┌─ Input material

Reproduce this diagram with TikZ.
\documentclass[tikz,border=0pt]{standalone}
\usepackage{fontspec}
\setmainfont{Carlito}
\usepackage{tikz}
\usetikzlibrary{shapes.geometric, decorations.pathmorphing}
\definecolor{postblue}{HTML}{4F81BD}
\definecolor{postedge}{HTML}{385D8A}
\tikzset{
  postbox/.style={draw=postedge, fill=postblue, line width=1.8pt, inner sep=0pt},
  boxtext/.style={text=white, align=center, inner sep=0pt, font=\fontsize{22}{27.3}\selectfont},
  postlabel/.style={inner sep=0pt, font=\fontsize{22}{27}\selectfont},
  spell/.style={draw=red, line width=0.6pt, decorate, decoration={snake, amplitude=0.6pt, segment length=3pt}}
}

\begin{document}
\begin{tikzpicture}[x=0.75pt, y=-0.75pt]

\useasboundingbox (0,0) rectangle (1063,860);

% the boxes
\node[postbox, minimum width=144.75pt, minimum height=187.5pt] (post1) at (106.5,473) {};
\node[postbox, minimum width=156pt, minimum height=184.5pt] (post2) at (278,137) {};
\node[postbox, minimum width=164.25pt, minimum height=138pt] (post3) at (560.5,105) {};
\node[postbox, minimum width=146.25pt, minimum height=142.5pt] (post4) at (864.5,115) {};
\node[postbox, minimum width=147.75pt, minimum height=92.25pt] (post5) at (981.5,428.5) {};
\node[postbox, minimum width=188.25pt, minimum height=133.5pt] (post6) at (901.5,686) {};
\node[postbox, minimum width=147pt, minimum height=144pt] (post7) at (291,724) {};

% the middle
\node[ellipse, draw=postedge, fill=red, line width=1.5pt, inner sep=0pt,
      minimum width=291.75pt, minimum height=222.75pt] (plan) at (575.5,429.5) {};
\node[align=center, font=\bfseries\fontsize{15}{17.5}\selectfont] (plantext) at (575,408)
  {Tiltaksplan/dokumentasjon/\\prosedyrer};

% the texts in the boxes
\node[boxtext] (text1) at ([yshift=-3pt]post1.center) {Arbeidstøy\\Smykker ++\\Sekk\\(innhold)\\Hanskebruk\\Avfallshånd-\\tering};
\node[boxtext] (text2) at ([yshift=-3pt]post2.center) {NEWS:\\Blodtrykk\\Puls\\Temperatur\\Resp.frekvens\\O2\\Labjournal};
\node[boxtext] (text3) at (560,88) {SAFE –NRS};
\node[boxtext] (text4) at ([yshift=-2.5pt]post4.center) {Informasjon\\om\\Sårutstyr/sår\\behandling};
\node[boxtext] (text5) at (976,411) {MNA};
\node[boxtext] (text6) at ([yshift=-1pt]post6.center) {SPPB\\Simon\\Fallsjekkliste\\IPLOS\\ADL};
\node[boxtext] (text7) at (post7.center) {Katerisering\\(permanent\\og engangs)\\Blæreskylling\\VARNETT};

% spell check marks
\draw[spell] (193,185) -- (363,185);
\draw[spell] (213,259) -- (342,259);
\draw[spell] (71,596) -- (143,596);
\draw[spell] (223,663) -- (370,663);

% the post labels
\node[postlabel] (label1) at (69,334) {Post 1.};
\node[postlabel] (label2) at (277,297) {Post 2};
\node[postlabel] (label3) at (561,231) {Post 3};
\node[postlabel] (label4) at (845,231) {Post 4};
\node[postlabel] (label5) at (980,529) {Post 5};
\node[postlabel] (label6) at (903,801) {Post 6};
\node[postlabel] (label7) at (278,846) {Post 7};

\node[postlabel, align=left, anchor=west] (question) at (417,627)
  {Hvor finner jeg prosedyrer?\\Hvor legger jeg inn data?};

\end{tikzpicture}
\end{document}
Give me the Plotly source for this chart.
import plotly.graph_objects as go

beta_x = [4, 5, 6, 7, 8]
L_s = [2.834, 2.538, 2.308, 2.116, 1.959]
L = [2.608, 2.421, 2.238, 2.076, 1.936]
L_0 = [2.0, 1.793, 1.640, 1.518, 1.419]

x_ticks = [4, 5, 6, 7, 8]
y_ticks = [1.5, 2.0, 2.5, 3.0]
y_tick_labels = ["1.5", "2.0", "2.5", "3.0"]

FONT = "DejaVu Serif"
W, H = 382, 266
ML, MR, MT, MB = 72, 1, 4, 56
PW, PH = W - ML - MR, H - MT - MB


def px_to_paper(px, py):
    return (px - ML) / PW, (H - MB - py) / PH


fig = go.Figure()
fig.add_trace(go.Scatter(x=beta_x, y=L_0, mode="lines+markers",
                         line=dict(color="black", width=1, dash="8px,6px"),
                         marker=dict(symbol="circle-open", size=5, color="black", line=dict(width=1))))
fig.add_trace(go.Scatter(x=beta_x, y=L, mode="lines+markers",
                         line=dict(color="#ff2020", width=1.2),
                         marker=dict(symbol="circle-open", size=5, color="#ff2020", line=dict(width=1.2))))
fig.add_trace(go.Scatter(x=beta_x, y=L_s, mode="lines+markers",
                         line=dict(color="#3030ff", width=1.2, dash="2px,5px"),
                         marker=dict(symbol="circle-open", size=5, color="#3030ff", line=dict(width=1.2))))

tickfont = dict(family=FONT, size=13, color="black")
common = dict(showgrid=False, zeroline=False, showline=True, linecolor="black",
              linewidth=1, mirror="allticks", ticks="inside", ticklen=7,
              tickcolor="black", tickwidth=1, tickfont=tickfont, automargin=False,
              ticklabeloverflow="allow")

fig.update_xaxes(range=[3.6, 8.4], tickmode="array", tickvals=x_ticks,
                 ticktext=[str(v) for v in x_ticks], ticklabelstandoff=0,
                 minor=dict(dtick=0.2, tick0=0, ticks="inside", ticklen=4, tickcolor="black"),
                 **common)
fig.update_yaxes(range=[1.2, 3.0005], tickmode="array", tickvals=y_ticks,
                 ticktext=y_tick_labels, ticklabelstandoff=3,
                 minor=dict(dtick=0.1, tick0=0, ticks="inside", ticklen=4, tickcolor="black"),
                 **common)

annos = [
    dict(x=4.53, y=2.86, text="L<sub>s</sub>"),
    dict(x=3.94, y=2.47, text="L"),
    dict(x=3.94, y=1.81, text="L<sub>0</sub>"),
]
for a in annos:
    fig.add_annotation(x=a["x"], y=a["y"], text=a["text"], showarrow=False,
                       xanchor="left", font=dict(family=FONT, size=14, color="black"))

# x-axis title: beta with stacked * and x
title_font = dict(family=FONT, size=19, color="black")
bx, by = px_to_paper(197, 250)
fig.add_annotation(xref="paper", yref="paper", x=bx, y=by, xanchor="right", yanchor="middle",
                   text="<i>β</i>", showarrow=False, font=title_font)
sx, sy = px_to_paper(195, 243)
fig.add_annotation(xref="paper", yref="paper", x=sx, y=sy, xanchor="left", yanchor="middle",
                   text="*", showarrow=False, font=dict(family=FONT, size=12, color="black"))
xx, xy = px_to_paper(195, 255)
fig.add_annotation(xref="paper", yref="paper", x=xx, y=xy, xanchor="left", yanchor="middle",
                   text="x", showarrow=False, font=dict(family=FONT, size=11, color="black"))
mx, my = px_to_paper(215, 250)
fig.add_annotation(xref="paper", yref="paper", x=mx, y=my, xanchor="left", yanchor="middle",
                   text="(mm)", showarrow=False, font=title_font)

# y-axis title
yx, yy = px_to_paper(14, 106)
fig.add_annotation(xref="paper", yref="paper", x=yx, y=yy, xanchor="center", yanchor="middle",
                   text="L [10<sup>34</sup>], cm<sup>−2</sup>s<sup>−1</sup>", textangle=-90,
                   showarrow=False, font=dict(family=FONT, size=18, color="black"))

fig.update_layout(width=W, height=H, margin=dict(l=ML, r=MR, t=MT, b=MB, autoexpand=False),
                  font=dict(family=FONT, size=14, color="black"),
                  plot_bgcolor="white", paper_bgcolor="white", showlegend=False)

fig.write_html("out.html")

└─

Exercise requirements :: Using the entries above, quote each line verbatim from the first through the line that contains "minimum width=147pt, minimum".

Complete response ::
Reproduce this diagram with TikZ.
\documentclass[tikz,border=0pt]{standalone}
\usepackage{fontspec}
\setmainfont{Carlito}
\usepackage{tikz}
\usetikzlibrary{shapes.geometric, decorations.pathmorphing}
\definecolor{postblue}{HTML}{4F81BD}
\definecolor{postedge}{HTML}{385D8A}
\tikzset{
  postbox/.style={draw=postedge, fill=postblue, line width=1.8pt, inner sep=0pt},
  boxtext/.style={text=white, align=center, inner sep=0pt, font=\fontsize{22}{27.3}\selectfont},
  postlabel/.style={inner sep=0pt, font=\fontsize{22}{27}\selectfont},
  spell/.style={draw=red, line width=0.6pt, decorate, decoration={snake, amplitude=0.6pt, segment length=3pt}}
}

\begin{document}
\begin{tikzpicture}[x=0.75pt, y=-0.75pt]

\useasboundingbox (0,0) rectangle (1063,860);

% the boxes
\node[postbox, minimum width=144.75pt, minimum height=187.5pt] (post1) at (106.5,473) {};
\node[postbox, minimum width=156pt, minimum height=184.5pt] (post2) at (278,137) {};
\node[postbox, minimum width=164.25pt, minimum height=138pt] (post3) at (560.5,105) {};
\node[postbox, minimum width=146.25pt, minimum height=142.5pt] (post4) at (864.5,115) {};
\node[postbox, minimum width=147.75pt, minimum height=92.25pt] (post5) at (981.5,428.5) {};
\node[postbox, minimum width=188.25pt, minimum height=133.5pt] (post6) at (901.5,686) {};
\node[postbox, minimum width=147pt, minimum height=144pt] (post7) at (291,724) {};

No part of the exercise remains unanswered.